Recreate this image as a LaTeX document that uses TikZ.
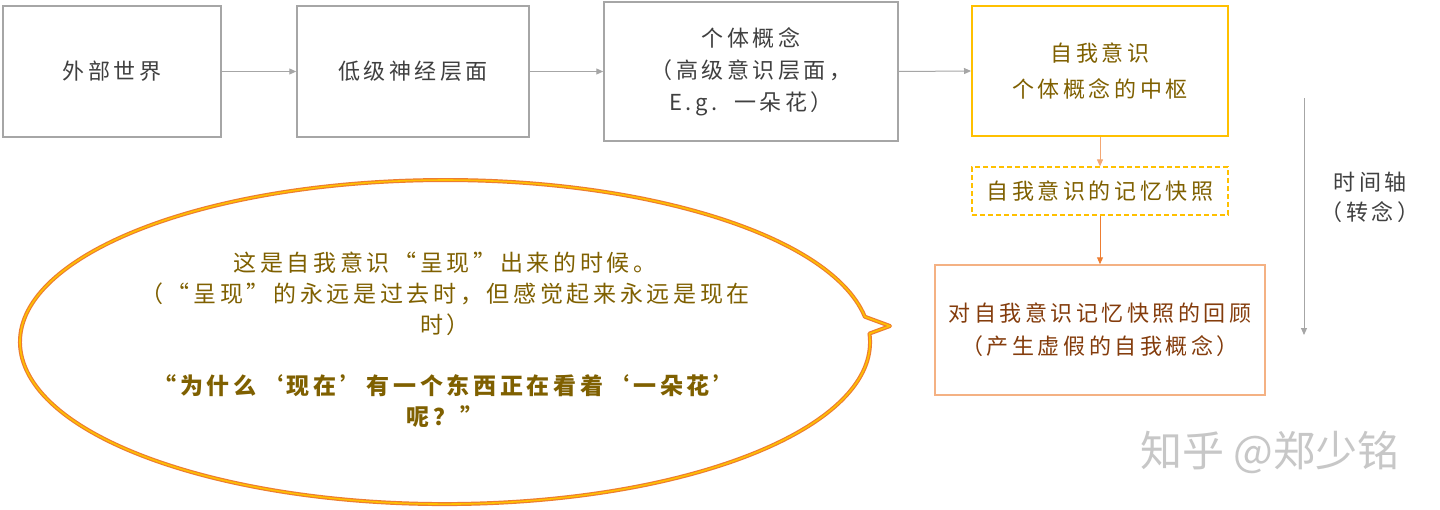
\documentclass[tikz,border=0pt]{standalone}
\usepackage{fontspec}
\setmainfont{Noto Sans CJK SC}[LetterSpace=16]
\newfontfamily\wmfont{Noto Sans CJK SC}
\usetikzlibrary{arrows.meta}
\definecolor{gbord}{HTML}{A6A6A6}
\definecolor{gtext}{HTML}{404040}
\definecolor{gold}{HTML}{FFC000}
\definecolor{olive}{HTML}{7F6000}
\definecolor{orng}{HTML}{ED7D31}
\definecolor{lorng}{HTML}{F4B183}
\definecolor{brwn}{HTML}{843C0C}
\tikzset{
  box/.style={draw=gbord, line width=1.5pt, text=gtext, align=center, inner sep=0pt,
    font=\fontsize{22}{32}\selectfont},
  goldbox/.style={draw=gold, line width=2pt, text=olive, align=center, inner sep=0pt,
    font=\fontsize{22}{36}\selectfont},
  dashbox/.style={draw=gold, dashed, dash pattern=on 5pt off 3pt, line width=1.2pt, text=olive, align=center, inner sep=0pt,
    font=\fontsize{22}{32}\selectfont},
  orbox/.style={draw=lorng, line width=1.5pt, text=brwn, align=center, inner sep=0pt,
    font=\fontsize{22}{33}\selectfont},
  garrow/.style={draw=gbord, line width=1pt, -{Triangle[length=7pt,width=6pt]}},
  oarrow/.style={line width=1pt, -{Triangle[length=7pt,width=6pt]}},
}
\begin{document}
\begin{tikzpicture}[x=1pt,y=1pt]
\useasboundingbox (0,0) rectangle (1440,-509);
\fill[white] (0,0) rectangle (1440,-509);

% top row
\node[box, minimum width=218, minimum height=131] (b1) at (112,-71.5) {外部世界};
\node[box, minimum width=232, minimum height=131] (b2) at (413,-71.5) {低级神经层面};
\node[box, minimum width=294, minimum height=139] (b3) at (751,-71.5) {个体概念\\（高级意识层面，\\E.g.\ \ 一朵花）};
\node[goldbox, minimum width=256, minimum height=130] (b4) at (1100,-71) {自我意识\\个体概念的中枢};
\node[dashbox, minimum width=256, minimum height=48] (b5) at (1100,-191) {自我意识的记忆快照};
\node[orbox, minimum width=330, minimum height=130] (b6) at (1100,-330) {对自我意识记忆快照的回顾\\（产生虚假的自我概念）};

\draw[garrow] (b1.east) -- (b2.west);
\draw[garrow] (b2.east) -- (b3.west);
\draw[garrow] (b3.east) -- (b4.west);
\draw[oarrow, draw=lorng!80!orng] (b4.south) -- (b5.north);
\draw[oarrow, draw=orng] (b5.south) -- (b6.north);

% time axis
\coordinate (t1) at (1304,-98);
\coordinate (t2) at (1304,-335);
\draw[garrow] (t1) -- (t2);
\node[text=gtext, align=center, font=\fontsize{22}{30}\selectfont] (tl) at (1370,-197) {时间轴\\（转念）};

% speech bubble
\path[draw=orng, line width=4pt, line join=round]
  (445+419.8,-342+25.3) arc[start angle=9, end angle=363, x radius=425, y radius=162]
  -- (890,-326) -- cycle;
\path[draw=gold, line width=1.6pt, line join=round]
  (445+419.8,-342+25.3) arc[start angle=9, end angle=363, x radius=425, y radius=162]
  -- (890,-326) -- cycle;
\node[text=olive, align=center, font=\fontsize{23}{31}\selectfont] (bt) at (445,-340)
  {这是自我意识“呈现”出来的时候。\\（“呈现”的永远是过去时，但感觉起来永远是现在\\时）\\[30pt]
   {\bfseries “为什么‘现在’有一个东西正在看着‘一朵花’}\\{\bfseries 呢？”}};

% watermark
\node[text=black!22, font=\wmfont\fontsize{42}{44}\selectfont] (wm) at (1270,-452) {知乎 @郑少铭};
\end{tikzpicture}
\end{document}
__________________________________________________
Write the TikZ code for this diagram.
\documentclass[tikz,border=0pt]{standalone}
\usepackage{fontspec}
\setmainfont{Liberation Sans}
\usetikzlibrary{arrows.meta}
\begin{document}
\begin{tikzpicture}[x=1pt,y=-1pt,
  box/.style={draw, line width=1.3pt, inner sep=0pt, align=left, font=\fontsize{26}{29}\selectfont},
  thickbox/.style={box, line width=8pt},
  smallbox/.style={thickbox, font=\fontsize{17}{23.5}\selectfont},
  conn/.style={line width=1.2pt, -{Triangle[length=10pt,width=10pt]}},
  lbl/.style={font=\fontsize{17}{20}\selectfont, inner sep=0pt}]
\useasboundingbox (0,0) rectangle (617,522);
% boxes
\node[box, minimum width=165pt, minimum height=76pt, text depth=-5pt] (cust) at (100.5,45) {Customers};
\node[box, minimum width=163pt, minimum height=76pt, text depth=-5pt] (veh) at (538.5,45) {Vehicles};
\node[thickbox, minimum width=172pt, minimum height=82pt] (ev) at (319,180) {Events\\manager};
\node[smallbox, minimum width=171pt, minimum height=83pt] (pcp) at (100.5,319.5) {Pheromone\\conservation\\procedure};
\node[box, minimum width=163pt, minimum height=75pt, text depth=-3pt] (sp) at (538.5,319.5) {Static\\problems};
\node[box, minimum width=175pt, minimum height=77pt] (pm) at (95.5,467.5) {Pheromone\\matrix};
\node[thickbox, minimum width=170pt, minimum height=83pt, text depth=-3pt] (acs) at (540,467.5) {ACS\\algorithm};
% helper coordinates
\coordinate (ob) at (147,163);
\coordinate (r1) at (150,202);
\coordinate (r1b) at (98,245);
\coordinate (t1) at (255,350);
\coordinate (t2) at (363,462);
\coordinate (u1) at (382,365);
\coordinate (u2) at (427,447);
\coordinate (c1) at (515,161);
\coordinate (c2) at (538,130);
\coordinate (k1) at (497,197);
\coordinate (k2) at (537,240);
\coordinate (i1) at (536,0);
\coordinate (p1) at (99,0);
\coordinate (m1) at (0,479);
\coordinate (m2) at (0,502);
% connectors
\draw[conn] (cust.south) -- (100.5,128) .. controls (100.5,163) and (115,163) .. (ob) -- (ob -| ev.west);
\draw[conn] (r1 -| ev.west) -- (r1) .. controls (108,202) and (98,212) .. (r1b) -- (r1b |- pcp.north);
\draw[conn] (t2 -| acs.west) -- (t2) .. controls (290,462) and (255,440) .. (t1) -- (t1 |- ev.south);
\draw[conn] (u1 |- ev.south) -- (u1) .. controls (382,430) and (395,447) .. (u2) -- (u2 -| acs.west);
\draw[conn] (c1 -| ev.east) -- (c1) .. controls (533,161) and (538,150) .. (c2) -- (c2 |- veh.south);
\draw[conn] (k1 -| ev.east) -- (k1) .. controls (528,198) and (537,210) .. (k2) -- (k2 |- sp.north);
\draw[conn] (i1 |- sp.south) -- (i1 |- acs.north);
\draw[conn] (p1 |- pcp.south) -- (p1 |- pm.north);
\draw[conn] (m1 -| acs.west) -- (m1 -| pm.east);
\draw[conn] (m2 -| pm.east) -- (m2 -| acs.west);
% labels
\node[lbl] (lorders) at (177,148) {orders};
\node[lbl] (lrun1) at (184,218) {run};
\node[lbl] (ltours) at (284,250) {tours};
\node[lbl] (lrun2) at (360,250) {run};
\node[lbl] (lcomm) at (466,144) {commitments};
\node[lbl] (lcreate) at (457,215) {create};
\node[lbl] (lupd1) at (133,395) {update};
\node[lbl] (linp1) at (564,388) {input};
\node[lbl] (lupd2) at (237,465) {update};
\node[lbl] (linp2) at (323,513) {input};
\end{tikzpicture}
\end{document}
__________________________________________________
» Written exercise:
Ascertain the number of lines in the entries that include the word "this", and report only that number.

» Answer below:
2